Code that draws figures:
▼▼▼
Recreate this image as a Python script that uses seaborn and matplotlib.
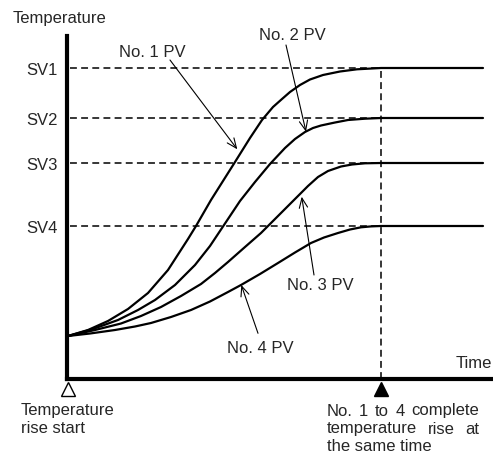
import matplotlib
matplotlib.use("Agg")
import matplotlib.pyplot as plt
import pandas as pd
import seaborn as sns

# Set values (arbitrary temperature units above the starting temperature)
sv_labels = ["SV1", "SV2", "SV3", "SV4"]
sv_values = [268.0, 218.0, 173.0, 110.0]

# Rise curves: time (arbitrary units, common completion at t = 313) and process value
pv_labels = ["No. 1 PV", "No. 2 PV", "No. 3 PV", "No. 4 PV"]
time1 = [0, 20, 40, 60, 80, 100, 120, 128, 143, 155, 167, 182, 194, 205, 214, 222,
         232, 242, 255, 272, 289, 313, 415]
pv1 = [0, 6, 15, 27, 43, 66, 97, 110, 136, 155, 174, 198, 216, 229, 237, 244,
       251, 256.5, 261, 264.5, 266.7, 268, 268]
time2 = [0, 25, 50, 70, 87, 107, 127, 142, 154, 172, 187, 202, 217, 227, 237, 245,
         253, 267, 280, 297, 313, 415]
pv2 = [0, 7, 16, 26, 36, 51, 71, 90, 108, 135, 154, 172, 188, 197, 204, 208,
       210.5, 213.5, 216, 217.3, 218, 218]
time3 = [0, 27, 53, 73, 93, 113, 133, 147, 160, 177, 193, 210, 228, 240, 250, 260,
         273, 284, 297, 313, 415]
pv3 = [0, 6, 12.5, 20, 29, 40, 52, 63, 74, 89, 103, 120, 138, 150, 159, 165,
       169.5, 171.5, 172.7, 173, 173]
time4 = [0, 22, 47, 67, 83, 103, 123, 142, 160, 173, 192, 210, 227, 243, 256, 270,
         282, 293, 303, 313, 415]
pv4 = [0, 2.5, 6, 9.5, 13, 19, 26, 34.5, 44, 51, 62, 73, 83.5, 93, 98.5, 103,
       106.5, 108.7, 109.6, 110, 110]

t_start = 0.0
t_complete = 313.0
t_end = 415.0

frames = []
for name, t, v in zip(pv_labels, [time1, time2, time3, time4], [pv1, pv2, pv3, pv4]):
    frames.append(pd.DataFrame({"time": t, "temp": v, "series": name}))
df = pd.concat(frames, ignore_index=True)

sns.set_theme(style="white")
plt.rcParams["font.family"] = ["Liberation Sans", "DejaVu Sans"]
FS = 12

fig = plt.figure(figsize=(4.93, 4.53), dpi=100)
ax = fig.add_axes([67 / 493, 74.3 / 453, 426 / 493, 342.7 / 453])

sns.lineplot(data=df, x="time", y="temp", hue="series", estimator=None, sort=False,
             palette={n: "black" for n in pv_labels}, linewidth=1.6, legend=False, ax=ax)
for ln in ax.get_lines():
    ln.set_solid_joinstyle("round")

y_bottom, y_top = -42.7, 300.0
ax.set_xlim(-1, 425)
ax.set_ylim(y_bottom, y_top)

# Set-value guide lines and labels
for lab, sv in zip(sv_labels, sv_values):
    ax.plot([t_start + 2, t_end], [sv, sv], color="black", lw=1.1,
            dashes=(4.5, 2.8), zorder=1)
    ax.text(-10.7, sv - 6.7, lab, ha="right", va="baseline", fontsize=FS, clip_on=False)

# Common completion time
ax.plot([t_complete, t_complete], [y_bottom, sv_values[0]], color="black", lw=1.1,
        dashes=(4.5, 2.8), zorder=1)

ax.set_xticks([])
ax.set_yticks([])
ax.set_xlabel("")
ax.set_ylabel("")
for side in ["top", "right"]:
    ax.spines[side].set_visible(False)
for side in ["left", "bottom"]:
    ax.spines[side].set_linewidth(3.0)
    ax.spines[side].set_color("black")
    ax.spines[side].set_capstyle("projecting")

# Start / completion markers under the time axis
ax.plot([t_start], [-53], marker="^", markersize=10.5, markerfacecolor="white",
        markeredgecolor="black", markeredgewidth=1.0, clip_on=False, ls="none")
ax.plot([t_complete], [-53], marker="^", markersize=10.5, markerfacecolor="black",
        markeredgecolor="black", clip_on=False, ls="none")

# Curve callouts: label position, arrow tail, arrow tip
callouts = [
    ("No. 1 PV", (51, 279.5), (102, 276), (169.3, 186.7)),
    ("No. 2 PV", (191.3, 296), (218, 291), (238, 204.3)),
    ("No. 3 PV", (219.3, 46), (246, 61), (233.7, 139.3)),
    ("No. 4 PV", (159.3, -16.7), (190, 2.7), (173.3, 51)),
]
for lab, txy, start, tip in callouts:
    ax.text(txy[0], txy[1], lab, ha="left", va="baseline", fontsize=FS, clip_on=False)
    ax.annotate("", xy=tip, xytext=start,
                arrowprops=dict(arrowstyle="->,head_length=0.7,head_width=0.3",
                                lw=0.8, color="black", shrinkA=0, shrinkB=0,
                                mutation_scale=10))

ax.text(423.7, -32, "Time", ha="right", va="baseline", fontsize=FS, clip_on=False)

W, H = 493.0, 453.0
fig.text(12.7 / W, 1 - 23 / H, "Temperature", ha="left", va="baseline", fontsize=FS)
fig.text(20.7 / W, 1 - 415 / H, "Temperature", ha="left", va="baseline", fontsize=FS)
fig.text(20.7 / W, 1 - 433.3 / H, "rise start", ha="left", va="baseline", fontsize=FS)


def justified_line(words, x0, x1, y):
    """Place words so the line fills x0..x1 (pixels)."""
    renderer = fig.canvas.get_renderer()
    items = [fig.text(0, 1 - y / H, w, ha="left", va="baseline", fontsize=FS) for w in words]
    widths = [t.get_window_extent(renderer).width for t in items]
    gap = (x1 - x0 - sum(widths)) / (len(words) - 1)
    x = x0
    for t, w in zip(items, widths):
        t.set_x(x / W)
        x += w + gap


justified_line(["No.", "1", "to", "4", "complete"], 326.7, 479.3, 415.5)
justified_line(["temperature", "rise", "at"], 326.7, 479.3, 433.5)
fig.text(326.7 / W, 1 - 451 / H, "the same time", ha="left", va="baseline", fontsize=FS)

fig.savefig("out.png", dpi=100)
▲▲▲
▼▼▼
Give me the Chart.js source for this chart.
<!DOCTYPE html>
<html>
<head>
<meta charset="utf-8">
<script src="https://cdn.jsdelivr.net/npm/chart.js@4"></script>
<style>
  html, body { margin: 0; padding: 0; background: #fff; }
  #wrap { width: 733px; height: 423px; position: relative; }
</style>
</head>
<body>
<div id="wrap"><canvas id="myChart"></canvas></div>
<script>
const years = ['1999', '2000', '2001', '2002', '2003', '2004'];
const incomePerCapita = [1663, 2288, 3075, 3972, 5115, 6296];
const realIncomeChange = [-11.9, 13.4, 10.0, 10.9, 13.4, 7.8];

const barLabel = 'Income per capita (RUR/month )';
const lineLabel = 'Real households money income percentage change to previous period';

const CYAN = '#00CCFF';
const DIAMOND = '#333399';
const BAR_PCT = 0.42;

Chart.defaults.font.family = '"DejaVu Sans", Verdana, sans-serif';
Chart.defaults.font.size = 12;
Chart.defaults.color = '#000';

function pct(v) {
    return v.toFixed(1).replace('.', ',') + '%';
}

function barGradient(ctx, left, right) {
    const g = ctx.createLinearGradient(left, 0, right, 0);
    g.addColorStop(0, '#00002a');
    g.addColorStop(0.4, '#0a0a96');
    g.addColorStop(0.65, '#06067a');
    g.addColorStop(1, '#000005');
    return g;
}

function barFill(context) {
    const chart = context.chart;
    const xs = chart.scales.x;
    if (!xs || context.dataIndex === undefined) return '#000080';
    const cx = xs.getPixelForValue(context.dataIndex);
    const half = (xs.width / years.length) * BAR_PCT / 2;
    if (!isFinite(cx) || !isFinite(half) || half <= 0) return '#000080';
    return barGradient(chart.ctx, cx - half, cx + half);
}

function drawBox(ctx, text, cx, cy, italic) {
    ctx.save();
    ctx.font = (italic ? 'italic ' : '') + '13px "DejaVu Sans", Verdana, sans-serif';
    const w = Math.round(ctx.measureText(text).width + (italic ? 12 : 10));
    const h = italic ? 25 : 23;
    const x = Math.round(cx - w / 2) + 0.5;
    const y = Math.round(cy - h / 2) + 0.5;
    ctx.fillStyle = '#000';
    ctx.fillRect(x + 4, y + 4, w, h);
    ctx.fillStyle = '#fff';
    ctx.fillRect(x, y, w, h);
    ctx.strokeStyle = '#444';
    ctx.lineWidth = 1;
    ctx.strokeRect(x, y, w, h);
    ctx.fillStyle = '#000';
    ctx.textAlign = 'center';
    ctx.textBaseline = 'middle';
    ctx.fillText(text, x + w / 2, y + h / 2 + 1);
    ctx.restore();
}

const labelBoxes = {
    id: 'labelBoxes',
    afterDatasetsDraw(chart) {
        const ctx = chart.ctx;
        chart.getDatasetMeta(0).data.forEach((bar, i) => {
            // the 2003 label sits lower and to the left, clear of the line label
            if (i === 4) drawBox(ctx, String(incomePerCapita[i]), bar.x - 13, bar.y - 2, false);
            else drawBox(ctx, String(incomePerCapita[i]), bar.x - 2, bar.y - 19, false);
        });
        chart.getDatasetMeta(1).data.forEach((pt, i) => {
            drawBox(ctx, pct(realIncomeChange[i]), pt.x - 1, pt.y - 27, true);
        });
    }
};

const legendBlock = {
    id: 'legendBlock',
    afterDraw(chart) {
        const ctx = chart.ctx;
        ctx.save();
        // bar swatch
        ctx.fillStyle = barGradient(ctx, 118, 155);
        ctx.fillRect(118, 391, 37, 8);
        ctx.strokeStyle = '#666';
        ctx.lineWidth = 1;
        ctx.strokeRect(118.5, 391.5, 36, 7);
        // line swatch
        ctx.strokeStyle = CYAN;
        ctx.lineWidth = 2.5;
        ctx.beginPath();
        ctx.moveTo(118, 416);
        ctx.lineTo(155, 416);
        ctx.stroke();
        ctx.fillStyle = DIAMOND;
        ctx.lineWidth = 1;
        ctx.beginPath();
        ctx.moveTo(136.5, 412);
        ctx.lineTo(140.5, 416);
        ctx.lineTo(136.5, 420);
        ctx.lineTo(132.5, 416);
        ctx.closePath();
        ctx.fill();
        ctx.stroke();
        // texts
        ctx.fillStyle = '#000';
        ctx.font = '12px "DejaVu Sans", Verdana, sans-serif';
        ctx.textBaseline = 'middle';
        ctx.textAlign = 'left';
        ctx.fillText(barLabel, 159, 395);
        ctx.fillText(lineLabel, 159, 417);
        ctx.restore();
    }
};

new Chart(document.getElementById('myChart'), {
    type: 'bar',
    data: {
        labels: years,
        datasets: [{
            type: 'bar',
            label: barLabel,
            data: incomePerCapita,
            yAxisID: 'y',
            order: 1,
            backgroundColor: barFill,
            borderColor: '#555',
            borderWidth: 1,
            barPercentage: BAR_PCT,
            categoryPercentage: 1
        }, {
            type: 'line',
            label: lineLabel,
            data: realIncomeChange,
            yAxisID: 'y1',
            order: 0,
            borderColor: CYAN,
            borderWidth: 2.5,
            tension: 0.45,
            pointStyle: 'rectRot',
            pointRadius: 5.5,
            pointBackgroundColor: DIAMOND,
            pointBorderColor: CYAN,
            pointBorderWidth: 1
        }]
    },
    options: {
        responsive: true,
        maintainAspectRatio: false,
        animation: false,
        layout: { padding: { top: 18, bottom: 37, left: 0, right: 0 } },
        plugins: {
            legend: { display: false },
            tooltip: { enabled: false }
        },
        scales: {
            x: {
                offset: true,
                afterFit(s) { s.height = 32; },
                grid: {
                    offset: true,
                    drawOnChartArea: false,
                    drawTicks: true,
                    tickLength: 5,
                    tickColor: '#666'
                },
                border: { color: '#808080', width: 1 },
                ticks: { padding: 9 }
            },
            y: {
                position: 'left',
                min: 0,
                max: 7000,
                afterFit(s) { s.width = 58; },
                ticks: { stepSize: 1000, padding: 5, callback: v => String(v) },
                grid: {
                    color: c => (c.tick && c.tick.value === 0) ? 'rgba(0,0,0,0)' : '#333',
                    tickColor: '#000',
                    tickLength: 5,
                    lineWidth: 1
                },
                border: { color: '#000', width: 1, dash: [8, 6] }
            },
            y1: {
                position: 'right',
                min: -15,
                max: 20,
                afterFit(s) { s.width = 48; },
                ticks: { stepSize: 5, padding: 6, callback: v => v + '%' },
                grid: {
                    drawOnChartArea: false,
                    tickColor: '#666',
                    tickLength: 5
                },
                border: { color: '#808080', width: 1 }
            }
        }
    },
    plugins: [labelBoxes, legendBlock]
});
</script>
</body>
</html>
▲▲▲
PROBLEM DETAILS ->
Using the entries above, transcribe every line from the line containing "Recreate this image" through the line containing "sv_values = [268.0, 218.0, 173.0, 110.0]". Do not copy pictures.

EXERCISE ANSWER ->
Recreate this image as a Python script that uses seaborn and matplotlib.
import matplotlib
matplotlib.use("Agg")
import matplotlib.pyplot as plt
import pandas as pd
import seaborn as sns

# Set values (arbitrary temperature units above the starting temperature)
sv_labels = ["SV1", "SV2", "SV3", "SV4"]
sv_values = [268.0, 218.0, 173.0, 110.0]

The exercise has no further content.